In the UAA, the big man is king. Last winter, not a single guard made first team all-conference. But when men’s basketball tips off their season tomorrow night, they’ll be hoping to turn the league on its head with stellar backcourt play.
Having lost two of their most powerful low post players to graduation, the Maroons will be looking to the perimeter to lead the way on offense this year. Fourth-year shooting guard Brandon Woodhead will be given plenty of opportunities to show off his clutch play as Chicago tries to demonstrate that lack of stature doesn’t mean lack of scoring.
Even last season, with an abundance of natural frontcourt players such as Clay Carmody and Jason Hicks (both A.B. ’06) on the roster, Woodhead (10.8 ppg) and classmate guard Jesse Meyer (12.5 ppg) were the top producers for the men. Without Carmody and Hicks, many the team’s returning players are more notable for skill than size. Head coach Mike McGrath will attempt to highlight the squad’s shooting ability, speed and basketball sense. The men will keep things fast-paced, with plenty of ball movement and plenty of open jumpers.
At the same time, they’ll need to fight for every rebound and stay aggressive on defense to allow them to check inside stars like NYU fourth-year Jason Boone and Brandeis third-year Steve DeLuca (see Spotlight box).
“We’ve basically shifted everything down, and we’ll be much more of a good offensive team. Even if we had the big guys, guarding Boone and DeLuca and those guys is still something you have to address.
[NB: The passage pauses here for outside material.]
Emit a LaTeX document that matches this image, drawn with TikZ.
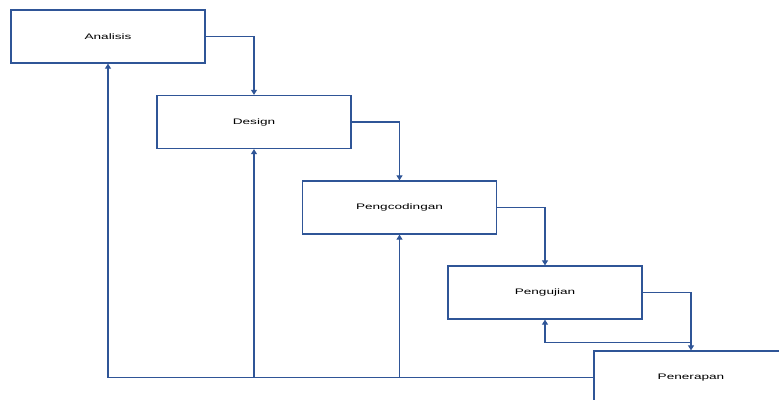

The question is whether or not we can take advantage of our strengths offensively,” McGrath said.
This weekend’s Midway Classic will give fans a chance to see how well a number of players are adjusting to new roles in this refocused scheme. Woodhead is making the shift from floor general to go-to guy, and third-year forward Nate Hainje will similarly take on more shooting responsibilities as he moves from the wing to the post. They’ll get a hand from fourth-year guard Jesse Meyer (12.5 ppg), who will take over for Hainje on the wing and is continuing his evolution into a multi-tool player.
Taking charge along the baseline will be third-year forward Tim Reynolds, while fourth-year Drew Adams runs the offense at point. They’ll be pushed by second-year big Tom Watson and first-year guard Jake Pancratz. Fourth-year forward Jason Vismantas, second-year forward Adam Machones and fourth-year guard Derek Brannon should also see significant playing time off the bench.
“We’ve got a lot of guys who can pass and catch and shoot; a lot of guys who understand the game,” McGrath said. “Our depth is a strength. We don’t drop off a lot when we go to the next guy.”
A solid non-conference schedule should provide a worthy proving ground for Chicago’s small-ball style before the squad heads into UAA play January 6. Picked to finish fifth by the association coaches, the Maroons may well make some noise in a league that’s as balanced as ever. The squad finished last season at 15–10 with an 8–6 league mark, good for third-place in the UAA. NYU is favored to grab the automatic NCAA bid this season.
“Any team in our league can beat any other team in our league, just like last year,” McGrath said. “I think two through five could have gone in any order. I’m not surprised that we’re last in that group because of what we lost…but I sure as hell don’t think we should finish fifth.”